• Exercise task:
From the first line of the listing below, retype each line up to and including the one with "Downloading\\ at iTunes"; pictures stay out.

--- Begin Recorded data ---

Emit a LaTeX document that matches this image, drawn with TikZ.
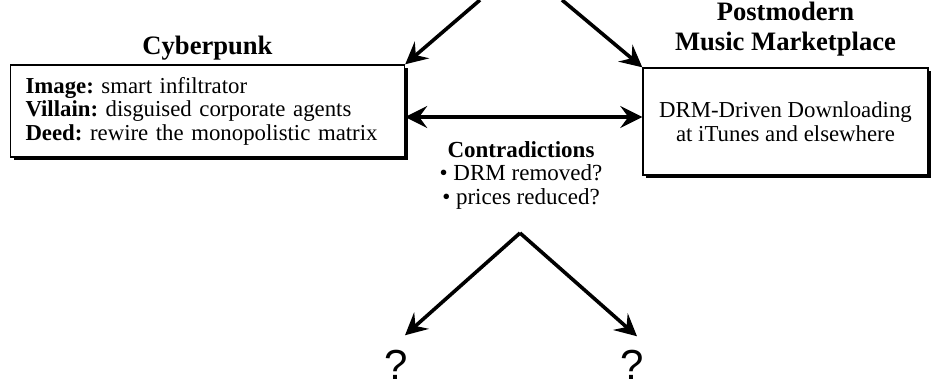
\documentclass[tikz,border=0pt]{standalone}
\usepackage{fontspec}
\setmainfont{Liberation Serif}
\newfontfamily\qfont{Liberation Sans}
\usetikzlibrary{arrows.meta,positioning,shadows}
\frenchspacing
\tikzset{
  basic/.style   = {draw, line width=0.7pt, fill=white, rectangle,
                    drop shadow={shadow xshift=1.5pt, shadow yshift=-1.5pt,
                                 fill=black, opacity=1},
                    font=\fontsize{11.4}{11.75}\selectfont},
  left box/.style  = {basic, align=left, text width=182pt, inner xsep=7.5pt,
                    minimum height=46pt},
  right box/.style = {basic, align=center, minimum width=142.5pt,
                    minimum height=53.5pt},
  heading/.style = {font=\fontsize{13.3}{15}\selectfont\bfseries, align=center},
  note/.style    = {font=\fontsize{11.5}{11.75}\selectfont, align=center},
  query/.style   = {font=\qfont\fontsize{21}{23}\selectfont},
  link/.style    = {->, line width=1.8pt}
}

\begin{document}
\begin{tikzpicture}[x=0.5pt, y=-0.5pt,
  >={Stealth[length=11pt, width=11pt, inset=4pt]}]
\useasboundingbox (0,0) rectangle (932,387);

% the two boxes
\node[left box] (cyber) at (207.5,111)
  {\textbf{Image:} smart infiltrator\\
   \textbf{Villain:} disguised corporate agents\\
   \textbf{Deed:} rewire the monopolistic matrix};
\node[right box] (mkt) at (785.5,121.5)
  {DRM-Driven Downloading\\ at iTunes and elsewhere};

% headings over the boxes
\node[heading, above=-1.5pt of cyber] (cybertitle) {Cyberpunk};
\node[heading, above=2pt of mkt] (mkttitle) {Postmodern\\ Music Marketplace};

% contradictions between them
\node[note] (contra) at (521,175)
  {\textbf{Contradictions}\\ \textbullet{} DRM removed?\\ \textbullet{} prices reduced?};

% open outcomes
\node[query] (q1) at (396,365) {?};
\node[query] (q2) at (632,365) {?};

% free ends
\coordinate (topL) at (480,0);
\coordinate (topR) at (562,0);
\coordinate (fork) at (520,233);
\coordinate (dl) at ([yshift=-3pt]cyber.east);

\draw[link] (topL) -- (cyber.north east);
\draw[link] (topR) -- (mkt.north west);
\draw[link, <->] (dl) -- (dl -| mkt.west);
\draw[link] (fork) -- ([xshift=4.5pt, yshift=4pt]q1.north);
\draw[link] (fork) -- ([xshift=2.5pt, yshift=3.5pt]q2.north);
\end{tikzpicture}
\end{document}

--- End Recorded data ---

• Answer to this problem:
Emit a LaTeX document that matches this image, drawn with TikZ.
\documentclass[tikz,border=0pt]{standalone}
\usepackage{fontspec}
\setmainfont{Liberation Serif}
\newfontfamily\qfont{Liberation Sans}
\usetikzlibrary{arrows.meta,positioning,shadows}
\frenchspacing
\tikzset{
  basic/.style   = {draw, line width=0.7pt, fill=white, rectangle,
                    drop shadow={shadow xshift=1.5pt, shadow yshift=-1.5pt,
                                 fill=black, opacity=1},
                    font=\fontsize{11.4}{11.75}\selectfont},
  left box/.style  = {basic, align=left, text width=182pt, inner xsep=7.5pt,
                    minimum height=46pt},
  right box/.style = {basic, align=center, minimum width=142.5pt,
                    minimum height=53.5pt},
  heading/.style = {font=\fontsize{13.3}{15}\selectfont\bfseries, align=center},
  note/.style    = {font=\fontsize{11.5}{11.75}\selectfont, align=center},
  query/.style   = {font=\qfont\fontsize{21}{23}\selectfont},
  link/.style    = {->, line width=1.8pt}
}

\begin{document}
\begin{tikzpicture}[x=0.5pt, y=-0.5pt,
  >={Stealth[length=11pt, width=11pt, inset=4pt]}]
\useasboundingbox (0,0) rectangle (932,387);

% the two boxes
\node[left box] (cyber) at (207.5,111)
  {\textbf{Image:} smart infiltrator\\
   \textbf{Villain:} disguised corporate agents\\
   \textbf{Deed:} rewire the monopolistic matrix};
\node[right box] (mkt) at (785.5,121.5)
  {DRM-Driven Downloading\\ at iTunes and elsewhere};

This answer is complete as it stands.